Para entonces, eran otros quienes le leían. Casi siempre su madre, en especial gruesas novelas. (Hay un placer especial en dejarse leer por una voz querida; a pesar de la lectora y progenitora implacable que fue Leonor Acevedo). Entonces volvió a escribir sonetos, porque su mecanismo mnemotécnico le permitía parir los catorce versos rimados sin demasiados contratiempos. Ya había escrito para ese entonces sus relatos mayores. Aunque siguió publicando cuentos —algunos de factura inolvidable: El otro, El libro de arena, La rosa de Paracelso, La memoria de Shakespeare— priorizó la poesía. La “enumeración caótica” le ayudaba a tener una estrategia que, una y otra vez, daba poemas memorables aunque a menudo fueran internamente similares unos a otros.

Por eso se enorgullecía, sobre todo, de haber leído: la lectura y la memoria guiaron su escritura durante la ceguera. Se avergonzó, de hecho, de haber escrito e impreso algunos títulos juveniles, como se avergonzó su amigo Adolfo Bioy Casares de las primeras novelas que publicó y nunca más editó.

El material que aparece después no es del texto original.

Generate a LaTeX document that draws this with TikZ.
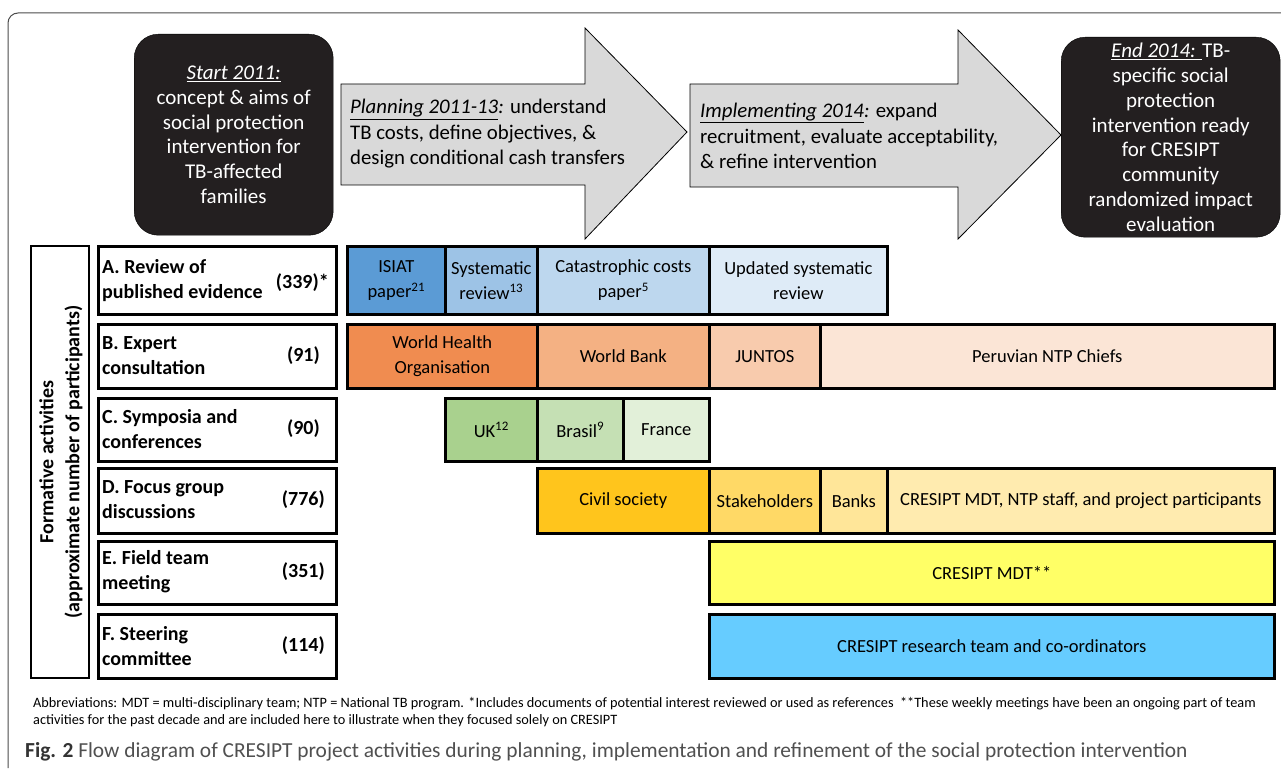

Más allá de la obvia falta de precisión de la confesión borgiana (dejó testimonio aquí y allá de cuentos y poemas suyos que, razonablemente, creía perdurables), no se le escapaba que quienes escriben son el resultado de lo que leen. Son otras cosas también, pero son esencialmente lo que leen. No solo los escritores y escritoras: cualquier persona que acometa la escritura. Pero son aquellos quienes lo hacen desde una específica tradición del lenguaje (o de su ruptura) quienes sienten a conciencia su influjo.

Para el Borges ciego —que no rebajó a “lágrima o reproche” esa penumbra que “es lenta y no duele/ y se parece a la eternidad”—, los escritores son también lo que releen. Fue su actividad principal durante casi 20 años. Esa y viajar para sentir los sitios conocidos y desconocidos en diferentes continentes. Releer puede ser una ceguera voluntaria para mejor comprender lo leído y acaso el mundo.

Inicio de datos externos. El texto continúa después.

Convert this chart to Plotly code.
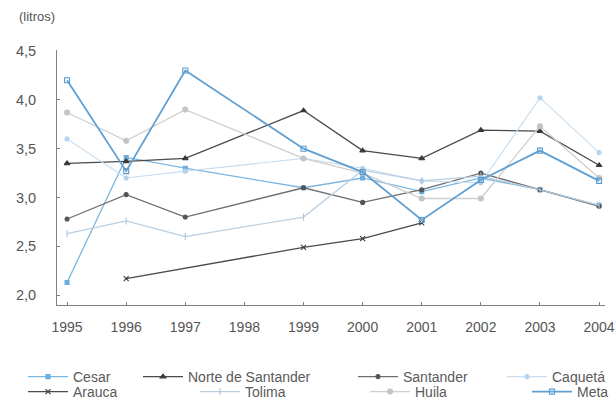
import plotly.graph_objects as go

years = ["1995", "1996", "1997", "1998", "1999", "2000", "2001", "2002", "2003", "2004"]

cesar = [2.13, 3.41, 3.30, None, 3.10, 3.20, 3.06, 3.20, 3.08, 2.92]
norte = [3.35, 3.37, 3.40, None, 3.89, 3.48, 3.40, 3.69, 3.68, 3.33]
santander = [2.78, 3.03, 2.80, None, 3.10, 2.95, 3.08, 3.25, 3.08, 2.91]
caqueta = [3.60, 3.20, 3.27, None, 3.40, 3.30, 3.17, 3.15, 4.02, 3.46]
arauca = [None, 2.17, None, None, 2.49, 2.58, 2.74, None, None, None]
tolima = [2.63, 2.76, 2.60, None, 2.80, 3.28, 3.17, 3.22, 3.08, 2.92]
huila = [3.87, 3.58, 3.90, None, 3.40, 3.25, 2.99, 2.99, 3.73, 3.20]
meta = [4.20, 3.27, 4.30, None, 3.50, 3.26, 2.77, 3.18, 3.48, 3.17]

series = [
    ("Cesar", cesar, "#7db6df", 1.3, "square", 4, "#6aaee0"),
    ("Norte de Santander", norte, "#4a4a4a", 1.3, "triangle-up", 5, "#3a3a3a"),
    ("Santander", santander, "#6e6e6e", 1.3, "circle", 4, "#555555"),
    ("Caquetá", caqueta, "#c9def0", 1.2, "circle", 4, "#b5d3ec"),
    ("Arauca", arauca, "#4a4a4a", 1.3, "x-thin-open", 5, "#3a3a3a"),
    ("Tolima", tolima, "#b9cfe2", 1.2, "line-ns-open", 5, "#a9c3da"),
    ("Huila", huila, "#cfcfcf", 1.3, "circle", 5, "#c4c4c4"),
    ("Meta", meta, "#5f9fd2", 1.8, "square-open", 5, "#5a9bd0"),
]

# legend text start (px) and row for each series
legend_text_px = [73, 188, 403, 552, 73, 245, 415, 577]
legend_row = [0, 0, 0, 0, 1, 1, 1, 1]

L, R, T, B = 57, 11, 50, 102
W, H = 616, 407
pw, ph = W - L - R, H - T - B
row_y_px = [377, 392]

fig = go.Figure()
layout_legends = {}
for i, (name, vals, col, w, sym, size, mcol) in enumerate(series):
    key = "legend" if i == 0 else f"legend{i + 1}"
    fig.add_trace(go.Scatter(
        x=years, y=vals, name=name, mode="lines+markers",
        connectgaps=True, legend=key,
        line=dict(color=col, width=w),
        marker=dict(symbol=sym, size=size, color=mcol,
                    line=dict(color=mcol, width=1.1)),
    ))
    lx = (legend_text_px[i] - 50 - L) / pw
    ly = (T + ph - row_y_px[legend_row[i]]) / ph
    layout_legends[key] = dict(
        orientation="h", x=lx, xanchor="left", y=ly, yanchor="middle",
        font=dict(size=14, color="#5a5a5a"), bgcolor="rgba(0,0,0,0)",
        itemwidth=40,
    )

fig.update_layout(
    width=W, height=H,
    paper_bgcolor="white", plot_bgcolor="white",
    margin=dict(l=L, r=R, t=T, b=B, autoexpand=False),
    separators=", ",
    font=dict(family="Liberation Sans, Arial, sans-serif", size=12, color="#555555"),
    showlegend=True,
    annotations=[dict(text="(litros)", xref="paper", yref="paper",
                      x=(17 - L) / pw, y=(T + ph - 16) / ph, xanchor="left", yanchor="middle",
                      showarrow=False, font=dict(size=13, color="#555555"))],
    **layout_legends,
)
fig.update_xaxes(
    type="category", categoryorder="array", categoryarray=years,
    range=[-0.17, 9.1], showgrid=False, zeroline=False,
    showline=True, linecolor="#808080", linewidth=1,
    ticks="inside", ticklen=3, tickcolor="#808080",
    ticklabelstandoff=9, tickfont=dict(size=14, color="#555555"),
)
fig.update_yaxes(
    range=[1.9, 4.51], tickvals=[2.0, 2.5, 3.0, 3.5, 4.0, 4.5],
    tickformat=".1f", showgrid=False, zeroline=False,
    showline=True, linecolor="#808080", linewidth=1,
    ticks="inside", ticklen=3, tickcolor="#808080",
    ticklabelstandoff=17, tickfont=dict(size=14.5, color="#555555"),
)

fig.write_html("out.html", config={"displayModeBar": False},
               post_script="document.body.style.margin='0';")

La lectura es previa a cualquier escritura. Algo de eso también intuyó el Augusto Roa Bastos de Yo el Supremo, cuando en la última página de su libro aseguró que el mismo había sido “leído primero y escrito después”. La lectura también es simultánea a la escritura, por supuesto. Y posterior.

La escritura literaria se trata de un ejercicio de maduración permanente, y los intersticios de esa maduración son más visibles en unos que en otros. Varias décadas antes que Borges, José Ortega y Gasset escribió que “la obra de caridad más propia de nuestro tiempo: (es) no publicar libros superfluos”. Está claro que casi nadie le hizo caso. En el siglo XXI , “lo superfluo” ya ni siquiera ocupa espacio digital y la advertencia del autor de La deshumanización del arte suena para muchos una temeridad elitista y condenable, aunque abunde el ruido.

Habría que sopesar entonces la posibilidad del silencio. Sin temerle. Juan Rulfo no le temía. Antes que él, a Franz Kafka no lo arredraba la mudez pública, el silencio de la publicación. No hace falta mencionar al imberbe Arthur Rimbaud.

Es certeza que este texto también merecía la piedad del silencio previo.